Given the circumstances of this case, we deem it appropriate to use the restricted effective gross income as developed by Flanagan, which amounts to $669,750. From the effective gross income, we deduct the restricted operating expenses of Flanagan, which amount to $273,480. The result of this deduction leaves us with a net operating income of $396,270. In determining the capitalization rate to be used in determining value, we note Flanagan used a capitalization rate of 11.75% for his discounted cash flow computations. Buckley, on the other hand, in his direct capitalization analysis, used an overall capitalization rate of 11.23% to which he added an effective tax rate of 1.75% to arrive at an overall tax loaded capitalization rate of 12.98%. We find Buckley's determination of the overall capitalization rate to be the more credible in this instance. Taking the net operating income of $396,270 divided by the capitalization rate of 12.98%, we arrive at $3,052,927. To this amount, we add the $3,600,000 stated by plaintiff in its trial brief to be the gross intangible CT Page 5913 value of all 1995 LIHTCs, as of October 1, 1991. This addition of $3,600,000 to $3,052,927 leaves us with a final valuation of $6,652,927.
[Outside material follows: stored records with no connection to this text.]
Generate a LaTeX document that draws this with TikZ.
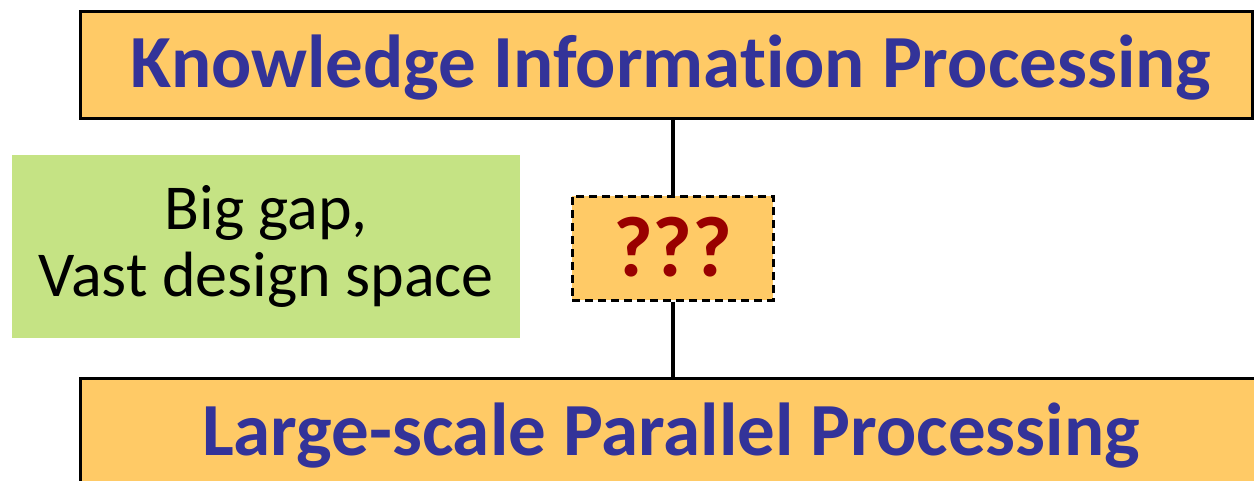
\documentclass[tikz,border=0pt]{standalone}
\usepackage{fontspec}
\setmainfont{Carlito}[Ligatures=NoCommon]
\definecolor{boxorange}{HTML}{FFCA66}
\definecolor{titleblue}{HTML}{333399}
\definecolor{gapgreen}{HTML}{C5E384}
\definecolor{qred}{HTML}{990000}
\tikzset{
  layerbox/.style={draw=black, line width=2.6pt, fill=boxorange, rectangle, inner sep=0pt},
  layertext/.style={anchor=base, inner sep=0pt, text=titleblue, font=\fontsize{75}{80}\selectfont\bfseries},
  gapbox/.style={fill=gapgreen, rectangle, inner sep=0pt, align=center,
    font=\fontsize{64}{67}\selectfont, text=black},
  qbox/.style={draw=black, line width=2.6pt, dash pattern=on 8pt off 5pt, fill=boxorange,
    rectangle, inner sep=0pt},
  qtextstyle/.style={anchor=base, inner sep=0pt, text=qred, font=\fontsize{86}{90}\selectfont\bfseries},
  link/.style={draw=black, line width=3.6pt}
}
\begin{document}
\begin{tikzpicture}[x=1pt,y=-1pt]
\useasboundingbox (0,0) rectangle (1254,481);
\clip (0,0) rectangle (1254,481);
% top layer
\node[layerbox, minimum width=1172pt, minimum height=107pt, anchor=north west] (top) at (79,10) {};
\node[layertext] (toptext) at (671,88) {Knowledge Information Processing};
% bottom layer
\node[layerbox, minimum width=1200pt, minimum height=130pt, anchor=north west] (bot) at (79,377) {};
\node[layertext] (bottext) at (671,455) {Large-scale Parallel Processing};
% green box
\node[gapbox, minimum width=508pt, minimum height=183pt, anchor=north west] (gap) at (12,155) {Big gap,\\Vast design space};
% question box
\node[qbox, minimum width=201pt, minimum height=104pt, anchor=north west] (q) at (571,195) {};
\node[qtextstyle] (qtext) at (q.center |- 0,277) {???};
% connectors
\draw[link] (q.north) -- (q.north |- top.south);
\draw[link] (q.south) -- (q.south |- bot.north);
\end{tikzpicture}
\end{document}
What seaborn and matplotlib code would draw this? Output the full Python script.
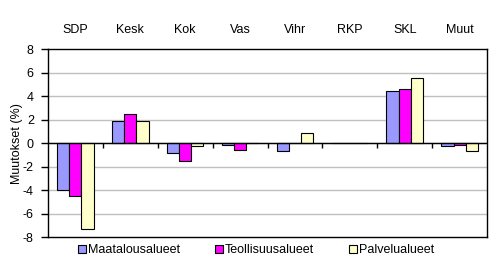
import matplotlib
matplotlib.use("Agg")
import matplotlib.pyplot as plt
import seaborn as sns
import pandas as pd
from matplotlib.patches import Patch

categories = ["SDP", "Kesk", "Kok", "Vas", "Vihr", "RKP", "SKL", "Muut"]
series_names = ["Maatalousalueet", "Teollisuusalueet", "Palvelualueet"]
maatalous = [-4.0, 1.9, -0.85, -0.15, -0.7, 0.0, 4.45, -0.25]
teollisuus = [-4.5, 2.5, -1.55, -0.6, 0.0, 0.0, 4.6, -0.15]
palvelu = [-7.3, 1.9, -0.25, 0.0, 0.85, 0.0, 5.6, -0.7]
colors = ["#9999FF", "#FF00FF", "#FFFFCC"]
y_ticks = [-8, -6, -4, -2, 0, 2, 4, 6, 8]

rows = []
for name, vals in zip(series_names, [maatalous, teollisuus, palvelu]):
    for c, v in zip(categories, vals):
        rows.append({"cat": c, "series": name, "value": v})
df = pd.DataFrame(rows)

sns.set_style("white")
plt.rcParams["font.family"] = ["Liberation Sans", "DejaVu Sans"]
plt.rcParams["text.color"] = "black"
plt.rcParams["axes.labelcolor"] = "black"
plt.rcParams["xtick.color"] = "black"
plt.rcParams["ytick.color"] = "black"

fig = plt.figure(figsize=(4.93, 2.70), dpi=100)
ax = fig.add_axes([0.0968, 0.1222, 0.8916, 0.6945])

sns.barplot(data=df, x="cat", y="value", hue="series", order=categories,
            hue_order=series_names, palette=dict(zip(series_names, colors)),
            width=0.67, edgecolor="black", linewidth=0.8, legend=False,
            ax=ax, errorbar=None, saturation=1)

ax.set_ylim(-8, 8)
ax.set_xlim(-0.5, len(categories) - 0.5)
ax.set_yticks(y_ticks)
ax.set_yticklabels([str(t) for t in y_ticks], fontsize=9)
for t in y_ticks[1:-1]:
    ax.axhline(t, color="#C0C0C0", lw=1, zorder=0)
ax.axhline(0, color="black", lw=1, zorder=3)
ax.vlines([i + 0.5 for i in range(len(categories) - 1)], -0.4, 0, color="black", lw=1, zorder=3)

ax.tick_params(axis="x", top=True, labeltop=True, bottom=False, labelbottom=False,
               length=0, pad=10, labelsize=9, labelcolor="black")
ax.tick_params(axis="y", left=True, length=5, width=1, color="black", pad=5, labelcolor="black")
ax.set_xlabel("")
ax.set_ylabel("Muutokset (%)", fontsize=9, labelpad=0, color="black")
for s in ax.spines.values():
    s.set_color("black")
    s.set_linewidth(1)
    s.set_visible(True)

handles = [Patch(facecolor=c, edgecolor="black", linewidth=0.8) for c in colors]
fig.legend(handles, series_names, loc="center", bbox_to_anchor=(0.52, 0.074), ncol=3,
           frameon=False, fontsize=9, handlelength=0.6, handleheight=0.6,
           handletextpad=0.2, columnspacing=2.8, labelcolor="black")

fig.savefig("out.png", dpi=100)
The assessor for the Town of East Lyme had valued the subject premises on the October 1, 1995 grand list (based upon its value as of the October 1, 1991 revaluation date), at $8,797,500. We therefore find the subject property to be overvalued and that the fair market value of the subject property on October 1, 1991 was $6,652,927. We make this conclusion based on "the opinion of the appraisers, the claims of the parties in light of all the circumstances in evidence bearing on value, and [our] own general knowledge of the elements going to establish value." NewburyCommons Ltd. Partnership v. Stamford, 226 Conn. 92, 105,626 A.2d 1292 (1993).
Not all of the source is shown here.